For a lot of these, they can actually be quite strong if you maximize the use of the cards (playing them for their full benefit for instance:
KC/outpost has some fine synergy in a very thinned deck. Take a simple deck where the only chaining is KC/KC/Outpost/Bishop deck.
Normal turn: I chain the KC's to get an outpost turn (KC/Outpost stays on the board) then play the bishop for 4 VP (crunching a silver) and buy a silver.
Outpost turn: I draw my entire deck KC, Bishop, and silver. I KC the Bishop and I net 4 VP (crunching a silver) and a silver.
Each turn I get 8 VP.
If you can't otherwise chain, two copies of KC can be used to chain so you can play useful actions on both turns. The strongest of these being the unstoppable pin from KC/KC/outpost/masq where your entire deck goes poof the moment I play the combo.
Further having KC around makes outpost turns worthwhile.

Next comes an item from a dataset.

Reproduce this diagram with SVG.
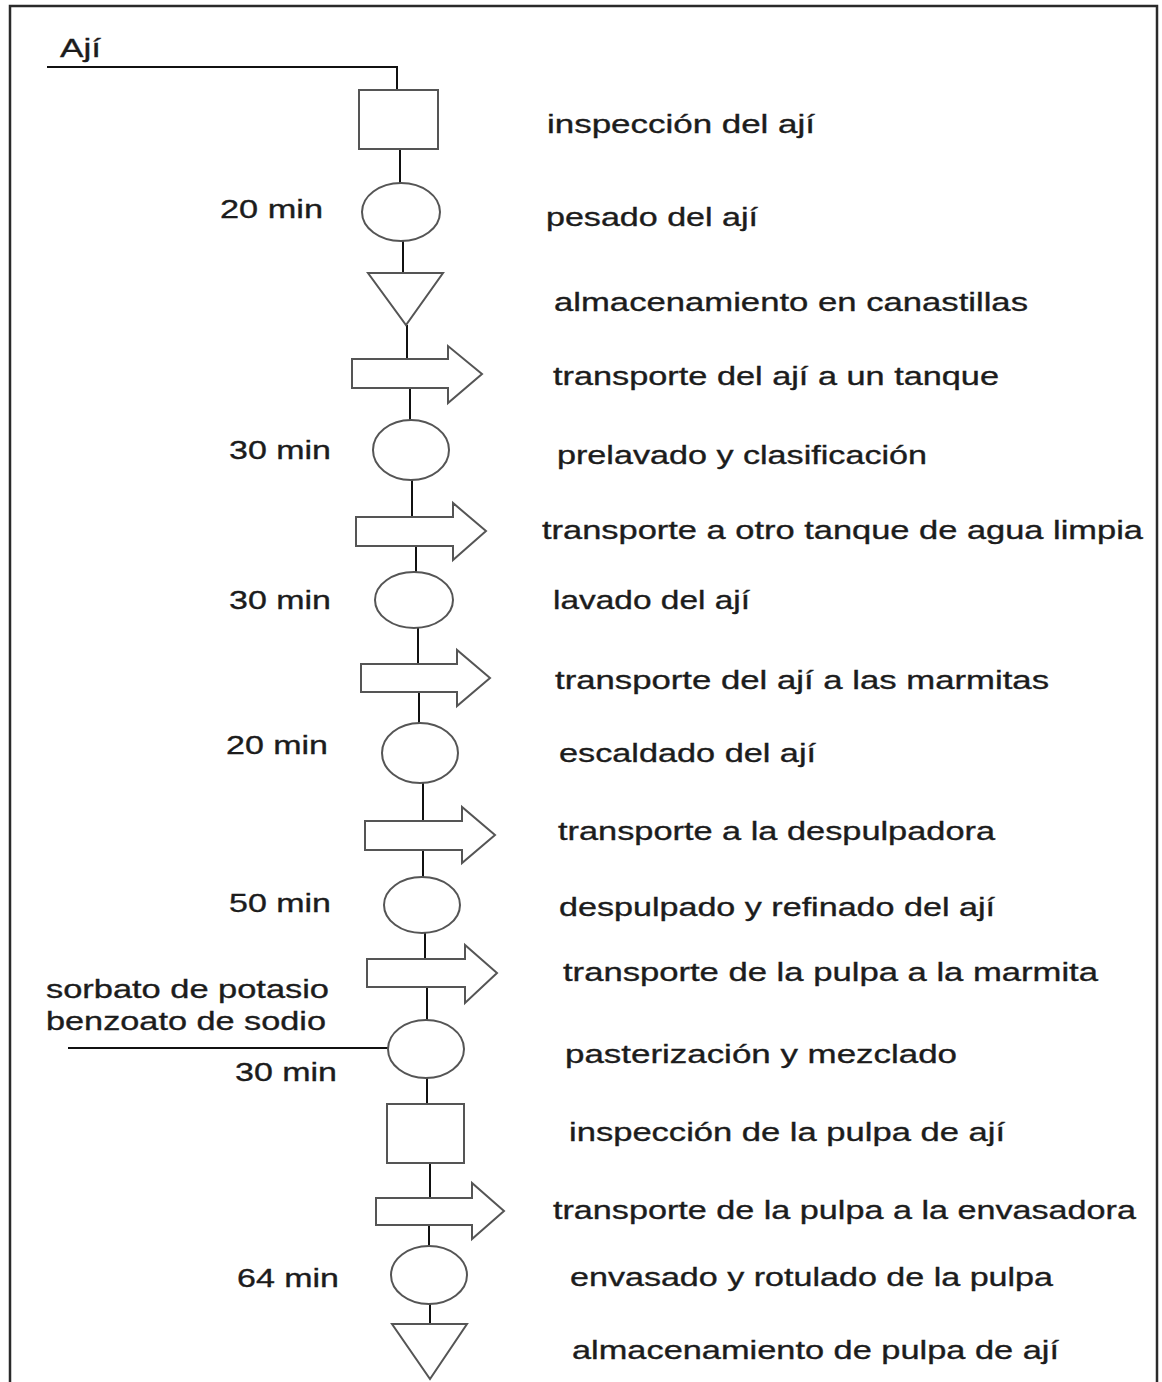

With good enough odds of hitting KC/most anything decent (lab, grand market, golem, adventurer, etc.) can make a 3 card hand much more worthwhile.
Highway/Bridge/Princess works quite well with trash-for benefit when you either have a lag between acquire (at low prices) and trashing (at high prices) or when you can bring the price of your gained card down to zero (e.g. forging a late game copper into a duchy is quite strong). Gaining a bunch of self replacing cards (pawn, pearl diver, village, wishing well, etc.) for zero cost means that they don't slow down your deck ... but can be fed to the forge whenever you need them to top off a province acquisition.